Con la llegada del Sexenio Democrático parecía que la instrucción pública tomaba protagonismo entre las prioridades del nuevo gobierno mediante las diferentes reformas y mejoras que se proyectaron, como por ejemplo la enseñanza femenina, la libertad de cátedra o la proyección de edificios destinados específicamente para escuelas. Lamentablemente, con la instauración de la restauración borbónica en 1874 se reculó en cuanto a mejoras, modificándose tan solo la enseñanza secundaria y empezándose a permitir instituciones libres como la de Giner de los Ríos. El papel de la Iglesia será fundamental en el nuevo régimen político de la Restauración, sobre todo dentro del sistema educativo.
Con la llegada del nuevo siglo empezaron a aparecer diferentes modelos de escuela destinados a la enseñanza primaria con novedosos proyectos pedagógicos importados del extranjero. Entre ellos encontramos la escuela de tradición católica, la escuela anticlerical, la escuela del laicismo francés de la III República y la escuela krausista. Cada una contaba con su público en función de los ideales que promovían.

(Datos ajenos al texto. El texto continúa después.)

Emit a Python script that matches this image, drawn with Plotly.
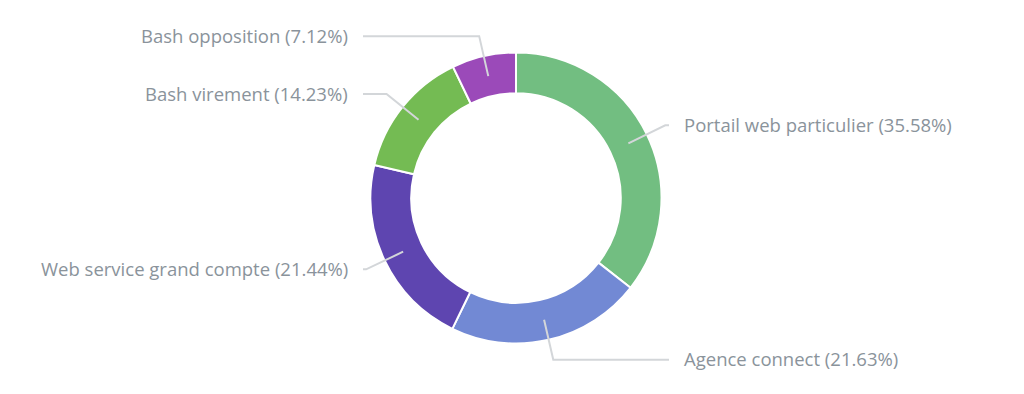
import math
import plotly.graph_objects as go

labels = ["Portail web particulier", "Agence connect", "Web service grand compte", "Bash virement", "Bash opposition"]
values = [35.58, 21.63, 21.44, 14.23, 7.12]
colors = ["#72be81", "#7289d4", "#5e45b0", "#74bb53", "#9b4ab9"]

W, H = 1024, 394
cx, cy = 516, 198
R = 145.5
r1, r2 = 125, 166
hx = 153      # horizontal end of leader line from centre
tx = 166      # text offset from centre

fig = go.Figure(go.Pie(
    labels=labels, values=values, sort=False, direction="clockwise", rotation=0,
    hole=0.72, textinfo="none", hoverinfo="label+percent",
    marker=dict(colors=colors, line=dict(color="white", width=2)),
    domain=dict(x=[(cx - R) / W, (cx + R) / W], y=[(H - cy - R) / H, (H - cy + R) / H]),
    showlegend=False,
))

def px(x):
    return x / W

def py(y):
    return 1 - y / H

total = sum(values)
cum = 0
shapes, annotations = [], []
for lab, v in zip(labels, values):
    mid = (cum + v / 2) / total * 2 * math.pi
    cum += v
    dx, dy = math.sin(mid), -math.cos(mid)
    x1, y1 = cx + r1 * dx, cy + r1 * dy
    x2, y2 = cx + r2 * dx, cy + r2 * dy
    right = dx >= 0
    x3 = cx + hx if right else cx - hx
    path = f"M {px(x1)},{py(y1)} L {px(x2)},{py(y2)} L {px(x3)},{py(y2)}"
    shapes.append(dict(type="path", path=path, xref="paper", yref="paper",
                       line=dict(color="#d3d6d9", width=2)))
    annotations.append(dict(
        x=px(cx + tx if right else cx - tx), y=py(y2 - 1), xref="paper", yref="paper",
        text=f"{lab} ({v:.2f}%)", showarrow=False,
        xanchor="left" if right else "right", yanchor="middle",
        font=dict(family="Open Sans", size=18.5, color="#8a939b"),
    ))

fig.update_layout(
    width=W, height=H, margin=dict(l=0, r=0, t=0, b=0),
    paper_bgcolor="white", plot_bgcolor="white",
    shapes=shapes, annotations=annotations,
)
fig.write_html("out.html", config={"displayModeBar": False},
               post_script="document.body.style.margin='0';document.body.style.overflow='hidden';")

Finalmente, con la creación del Ministerio de Instrucción Pública y Bellas Artes en el año 1900 parece que la renovación de la enseñanza empieza a reflotar. Siendo el conde de Romanones la cabeza del ministerio volverá la libertad de cátedra, se reestructurarán los planes de enseñanza media, se reformará la enseñanza primaria y se eliminarán las diferencias entre los estudios de niños y niñas, entre otras medidas. En 1907 se creará la Junta de Ampliación de Estudios, de la que nacerán instituciones como la Residencia de Estudiantes, el Museo Pedagógico o el Centro de Estudios Históricos.